American-South African relations, which had improved over the last several months, have been jolted by a U.S. decision to revoke the visa of heavyweight boxing contender Kallie Knoetze.

The State Department's action has been condemned by persons ranging from the foreign minister to political leaders of antigovernment parties. The sports-minded South Africans are indignant that Knoetze, ranked the number two challenger to Muhammad Ali by the World Boxing Council, is being denied a chance to win big money and international recognition.

Knoetze, 25, had been scheduled to meet Bill Sharkey, an unranked American, in a nationally televised bout in Miami Beach Saturday. His appearance was challenged by civil rights leaders such as the Rev. Jesse Jackson.

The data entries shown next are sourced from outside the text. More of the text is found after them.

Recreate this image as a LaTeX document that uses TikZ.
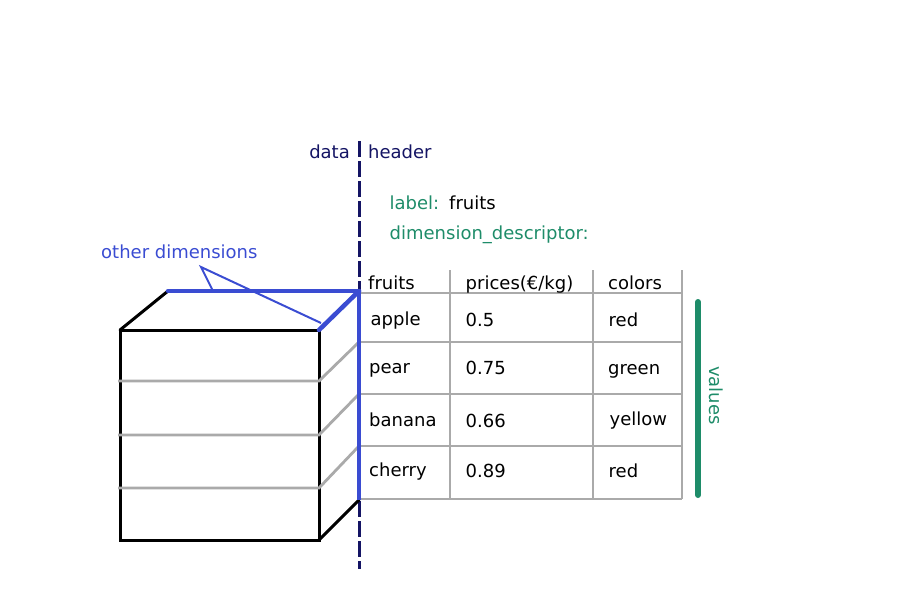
\documentclass[tikz,border=0pt]{standalone}
\usepackage{fontspec}
\setmainfont{DejaVu Sans}
\definecolor{navy}{RGB}{20,20,100}
\definecolor{tgreen}{RGB}{30,140,105}
\definecolor{tblue}{RGB}{58,76,210}
\definecolor{tgray}{RGB}{170,170,170}
\tikzset{
  txt/.style={inner sep=0pt, anchor=base west, font=\fontsize{18}{21}\selectfont},
  cell/.style={txt, text=black},
  grid/.style={draw=tgray, line width=2.8pt},
  edge/.style={draw=black, line width=3pt, line cap=round},
  bluedge/.style={draw=tblue, line width=4.5pt, line cap=round},
}
\begin{document}
\begin{tikzpicture}[x=1pt,y=-1pt]
\useasboundingbox (0,0) rectangle (900,600);
% dashed separator
\draw[navy, line width=3pt, dash pattern=on 16pt off 4pt] (359,141) -- (359,569);
% table grid
\foreach \yy in {293,342,394,446,499} \draw[grid] (359,\yy) -- (682,\yy);
\foreach \xx in {450,593,682} \draw[grid] (\xx,270) -- (\xx,499);
% cube
\draw[edge, line cap=butt] (120,330) rectangle (319,540);
\draw[edge] (120,330) -- (168,291);
\draw[edge] (319,540) -- (359,500);
\foreach \a/\b in {381/342,435/394,488/446}
  \draw[draw=tgray, line width=2.8pt] (118,\a) -- (319,\a) -- (359,\b);
\draw[bluedge] (168,291) -- (359,291);
\draw[bluedge] (319,330) -- (359,291);
\draw[draw=tblue, line width=4.5pt] (359,290) -- (359,500);
% pointer for other dimensions
\coordinate (apex) at (201,267);
\coordinate (p1) at (213,291);
\coordinate (p2) at (321,323);
\draw[tblue, line width=2pt] (p1) -- (apex) -- (p2);
% texts
\node[txt, text=tblue] (other) at (101,258.3) {other dimensions};
\node[txt, text=navy, anchor=base east] (data) at (350,158.3) {data};
\node[txt, text=navy] (header) at (368,158.3) {header};
\node[txt, text=tgreen] (label) at (389.5,209.3) {label:};
\node[cell] (labelval) at (449,209.3) {fruits};
\node[txt, text=tgreen] (dimdesc) at (389.5,239.3) {dimension\_descriptor:};
% table cells
\node[cell] (h1) at (368,289.3) {fruits};
\node[cell] (h2) at (465.5,289.3) {prices(€/kg)};
\node[cell] (h3) at (608,289.3) {colors};
\node[cell] (a1) at (370.5,325.3) {apple};
\node[cell] (a2) at (465.5,326.5) {0.5};
\node[cell] (a3) at (608.5,326) {red};
\node[cell] (b1) at (369,373.3) {pear};
\node[cell] (b2) at (465.5,374) {0.75};
\node[cell] (b3) at (608,374) {green};
\node[cell] (c1) at (369,426.5) {banana};
\node[cell] (c2) at (465.5,427.3) {0.66};
\node[cell] (c3) at (609.5,425.7) {yellow};
\node[cell] (d1) at (369,476.7) {cherry};
\node[cell] (d2) at (465.5,477.3) {0.89};
\node[cell] (d3) at (608.5,477.3) {red};
% values bar
\coordinate (vtop) at (698,302);
\coordinate (vbot) at (698,495);
\draw[tgreen, line width=6pt, line cap=round] (vtop) -- (vbot);
\node[txt, text=tgreen, rotate=-90] (values) at (709.3,366) {values};
\end{tikzpicture}
\end{document}
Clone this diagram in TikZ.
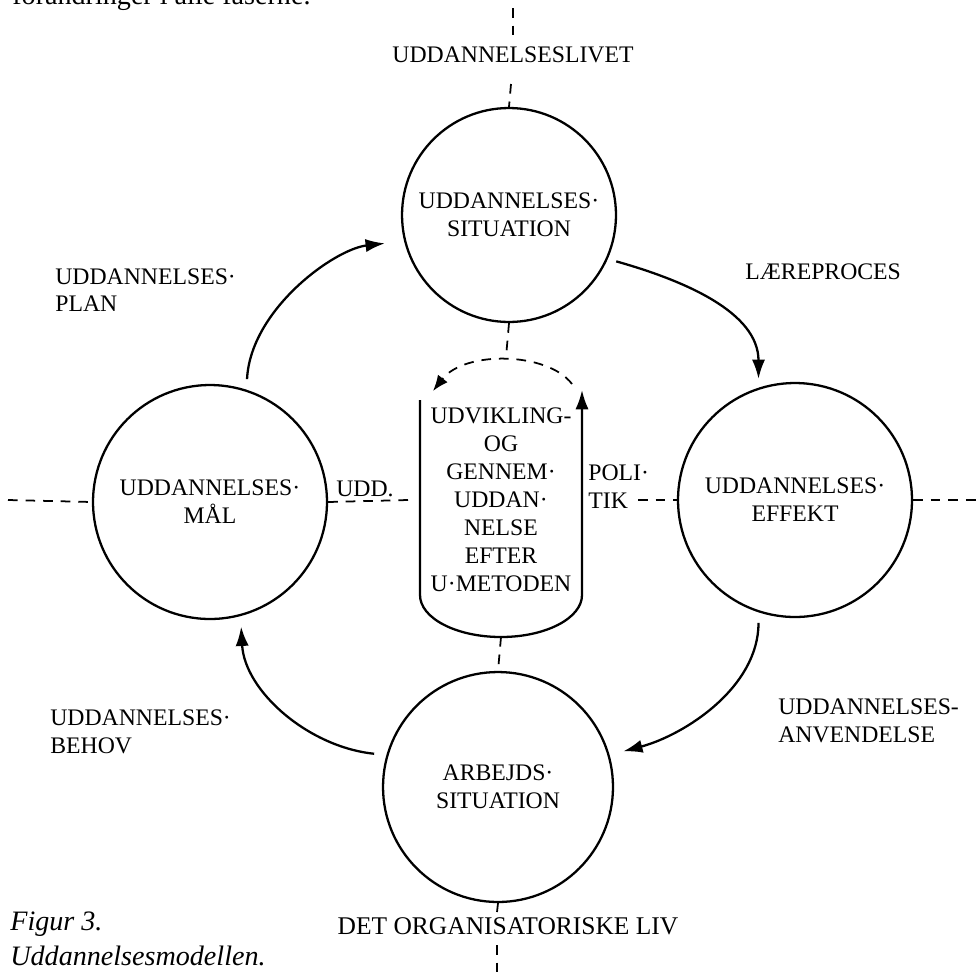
\documentclass[tikz,border=0pt]{standalone}
\usepackage{fontspec}
\setmainfont{Liberation Serif}
\usetikzlibrary{arrows.meta}
\begin{document}
\begin{tikzpicture}[x=0.02cm,y=-0.02cm,
  txt/.style={font=\fontsize{13.5}{15.9}\selectfont, inner sep=0pt, align=center},
  ltxt/.style={font=\fontsize{13.5}{15.9}\selectfont, inner sep=0pt, align=left},
  figcaption/.style={font=\fontsize{16}{19.5}\selectfont\itshape, inner sep=0pt, align=left},
  ring/.style={circle, draw, line width=1.3pt, inner sep=0pt, align=center,
    font=\fontsize{13.5}{15.9}\selectfont},
  arr/.style={line width=1.3pt, -{Latex[length=11pt,width=7.5pt]}},
  dsh/.style={line width=1pt, dash pattern=on 5.5pt off 4.5pt},
]
\useasboundingbox (0,0) rectangle (979,974);

% clipped line of running text at the top edge
\begin{scope}
  \clip (0,0) rectangle (979,974);
  \node[anchor=base west, font=\fontsize{16}{19}\selectfont, inner sep=0pt] (runin) at (12,4) {forandringer i alle faserne.};
\end{scope}

% the four circles
\node[ring, minimum size=4.28cm] (tc) at (509,215) {UDDANNELSES·\\SITUATION};
\node[ring, minimum size=4.68cm] (lc) at (210,502) {UDDANNELSES·\\MÅL};
\node[ring, minimum size=4.68cm] (rc) at (795,500) {UDDANNELSES·\\EFFEKT};
\node[ring, minimum size=4.60cm] (bc) at (498,787) {ARBEJDS·\\SITUATION};

% central column
\node[txt] (mid) at (501,500) {UDVIKLING-\\OG\\GENNEM·\\UDDAN·\\NELSE\\EFTER\\U·METODEN};
\coordinate (uL) at (420,400);
\coordinate (uR) at (582,390);
\coordinate (uBot) at (501,637);
\coordinate (arcTop) at (506,357);
\coordinate (dR) at (572,384);
\coordinate (dL) at (433,391);
\draw[arr] (uL) -- (420,595) arc[start angle=180, end angle=0, x radius=81, y radius=42] -- (uR);
\draw[dsh, -{Latex[length=9pt,width=7pt]}] (dR) .. controls (548,352) and (465,350) .. (dL);
\draw[dsh] (tc.south) -- (arcTop);
\draw[dsh] (uBot) -- (bc.north);

% cycle arrows
\draw[arr, shorten <=6pt, shorten >=11pt] (lc.72) .. controls +(4,-80) and +(-70,8) .. (tc.194);
\draw[arr, shorten <=5pt, shorten >=5pt] (tc.-24) .. controls +(78,22) and +(0,-75) .. (rc.108);
\draw[arr, shorten <=6pt, shorten >=8pt] (rc.-108) .. controls +(0,75) and +(75,-20) .. (bc.16);
\draw[arr, shorten <=7pt, shorten >=6pt] (bc.164) .. controls +(-78,-8) and +(4,75) .. (lc.-75);

% horizontal axis
\coordinate (axW) at (8,500);
\coordinate (axUdd) at (408,500);
\coordinate (axPol) at (638,500);
\coordinate (axE) at (979,500);
\draw[dsh] (axW) -- (lc.west);
\draw[dsh] (lc.east) -- (axUdd);
\draw[dsh] (axPol) -- (rc.west);
\draw[dsh] (rc.east) -- (axE);

% vertical axis
\coordinate (axN0) at (513,8);
\coordinate (axN1) at (513,40);
\coordinate (axN2) at (511,84);
\coordinate (axS0) at (497,912);
\coordinate (axS1) at (497,945);
\coordinate (axS2) at (497,974);
\draw[dsh] (axN0) -- (axN1);
\draw[dsh] (axN2) -- (tc.north);
\draw[dsh] (bc.south) -- (axS0);
\draw[dsh] (axS1) -- (axS2);

% labels
\node[txt] (liv1) at (513,55) {UDDANNELSESLIVET};
\node[txt, font=\fontsize{14.5}{17}\selectfont] (liv2) at (508,926) {DET ORGANISATORISKE LIV};
\node[ltxt, anchor=west] (laer) at (745,272) {LÆREPROCES};
\node[ltxt, anchor=north west] (plan) at (55,268) {UDDANNELSES·\\PLAN};
\node[ltxt, anchor=north west] (behov) at (50,709) {UDDANNELSES·\\BEHOV};
\node[ltxt, anchor=north west] (anv) at (778,698) {UDDANNELSES-\\ANVENDELSE};
\node[ltxt, anchor=north west] (pol) at (588,464) {POLI·\\TIK};
\node[ltxt, anchor=south west] (udd) at (336,497) {UDD.};
\node[figcaption, anchor=north west] (fig) at (10,912) {Figur 3.\\Uddannelsesmodellen.};
\end{tikzpicture}
\end{document}
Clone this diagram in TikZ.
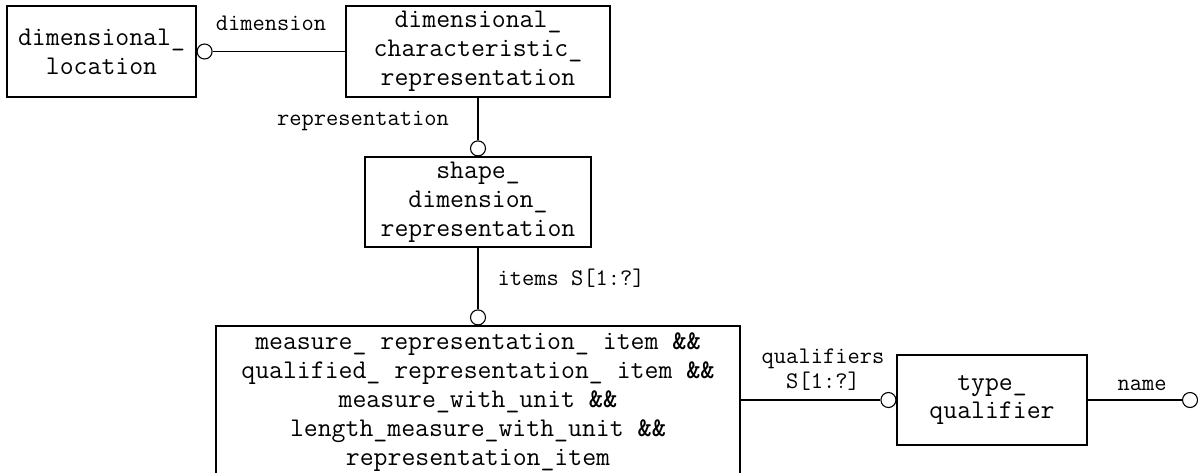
\documentclass[tikz,border=0pt]{standalone}
\usepackage{fontspec}
\usetikzlibrary{positioning}
\newcommand{\entfont}{\ttfamily\fontsize{13.5}{14.4}\selectfont}
\newcommand{\rolfont}{\ttfamily\fontsize{11.9}{12.5}\selectfont}
\tikzset{
  entity/.style={draw, align=center, inner sep=0pt, font=\entfont},
  ring/.style={draw, circle, fill=white, minimum size=7.5pt, inner sep=0pt},
  role/.style={inner sep=0pt, align=center, font=\rolfont}
}

\begin{document}
\begin{tikzpicture}[x=0.5pt, y=-0.5pt, line width=0.55pt]
  \useasboundingbox (0,0) rectangle (1203,472);

  \node[entity, minimum width=94.5pt, minimum height=45.5pt] (dl)  at (101.5,51.5) {dimensional\_\\location};
  \node[entity, minimum width=132pt,  minimum height=45.5pt] (dcr) at (478,51.5)   {dimensional\_\\characteristic\_\\representation};
  \node[entity, minimum width=113pt,  minimum height=45pt]   (sdr) at (478,202)    {shape\_\\dimension\_\\representation};
  \node[entity, minimum width=262pt,  minimum height=76pt]   (mri) at (478,402)    {measure\_ representation\_ item \textbf{\&\&}\\
    qualified\_ representation\_ item \textbf{\&\&}\\
    measure\_with\_unit \textbf{\&\&}\\
    length\_measure\_with\_unit \textbf{\&\&}\\
    representation\_item};
  \node[entity, minimum width=95pt,   minimum height=45pt]   (tq)  at (992,400)    {type\_\\qualifier};

  % rings
  \node[ring, anchor=west]  (dlo)   at (dl.east)   {};
  \node[ring, anchor=south] (sdro)  at (sdr.north) {};
  \node[ring, anchor=south] (mrio)  at (mri.north) {};
  \node[ring, anchor=east]  (tqo)   at (tq.west)   {};
  \node[ring]               (nameo) at (1190,400)  {};

  \draw (dlo) -- (dcr);
  \draw (dcr) -- (sdro);
  \draw (sdr) -- (mrio);
  \draw (mri.east |- tqo) -- (tqo);
  \draw (tq) -- (nameo);

  % roles
  \node[role] (dimr)  at (271,23)   {dimension};
  \node[role] (repr)  at (363,121)  {representation};
  \node[role, anchor=west] (itemr) at (497,278) {items S[1:?]};
  \node[role] (qualr) at (823,370)  {qualifiers\\S[1:?]};
  \node[role] (namer) at (1142,385) {name};
\end{tikzpicture}
\end{document}
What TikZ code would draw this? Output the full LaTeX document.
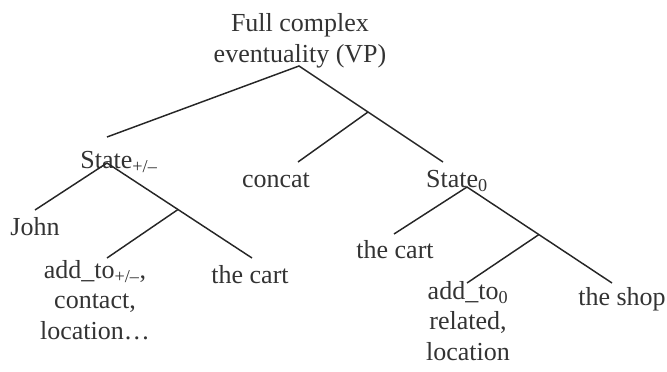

The denial of a work permit to Knoetze was based on his conviction in South Africa of attempting to obstruct justice. Last year Knoetze, then a policeman, was fined $135 after he admitted putting pressure on a black family not to testify against a fellow policeman who was charged with assault.

A year prior to this incident, Knoetze was accused of having shot a 15-year-old black youth in the leg during a riot. The youth is now crippled.

[In Miami, a federal judge set a hearing for Thursday afternoon to decide whether the U.S. government unfairly revoked Knoetze's visa.]

While agreeing that the United States had the "technical" right to bar Knoetze from the country because of his court conviction, Foreign Minister Pik Botha said it was neither "just nor fair" to allow him to train at Miami and then refuse him the right to complete the fight.

Botha said the ban appeared to be "inspired by a political urge to take revenge" upon a South African because of South Africa's racial policies.

The act was considered certain to increase anti-American sentiment among whites and make it more difficult for Pretoria to cooperate with the Carter administration.

John Wiley, a member of Parliament and leader of the minor South African Party, said the government should retaliate "by closing down the U.S. information offices in our cities, which for years have been stirring up strife between black and white, and undermining the lawful authorities in the republic."

The decision to bar Knoetze was gleefully received in black townships. A high-ranking police official said he feared "it might create an emotional binge" setting off new black protests over South Africa's discriminatory laws.

The Knoetze incident comes ironically during a period of improved relations. The International Communications Agency, the U.S. information service, has been expanding its cultural center in the black township of Soweto outside Johannesburg. And for the first time in years, a Voice of America correspondent has been allowed to be based here full time.

There has been less criticism of the U.S. attitude toward South Africa since the visit of Secretary of State Cyrus Vance in October. The new prime minister, Pieter Botha, appears committed to bringing about independence to the territory of Namibia (Southwest Africa), a key objective of the United Nations.

American diplomats here deny that the United States is prepared to be patient with South Africa's racial policies if a peaceful solution is reached in Namibia, although a relaxation of diplomatic pressure for immediate racial change here probably would result.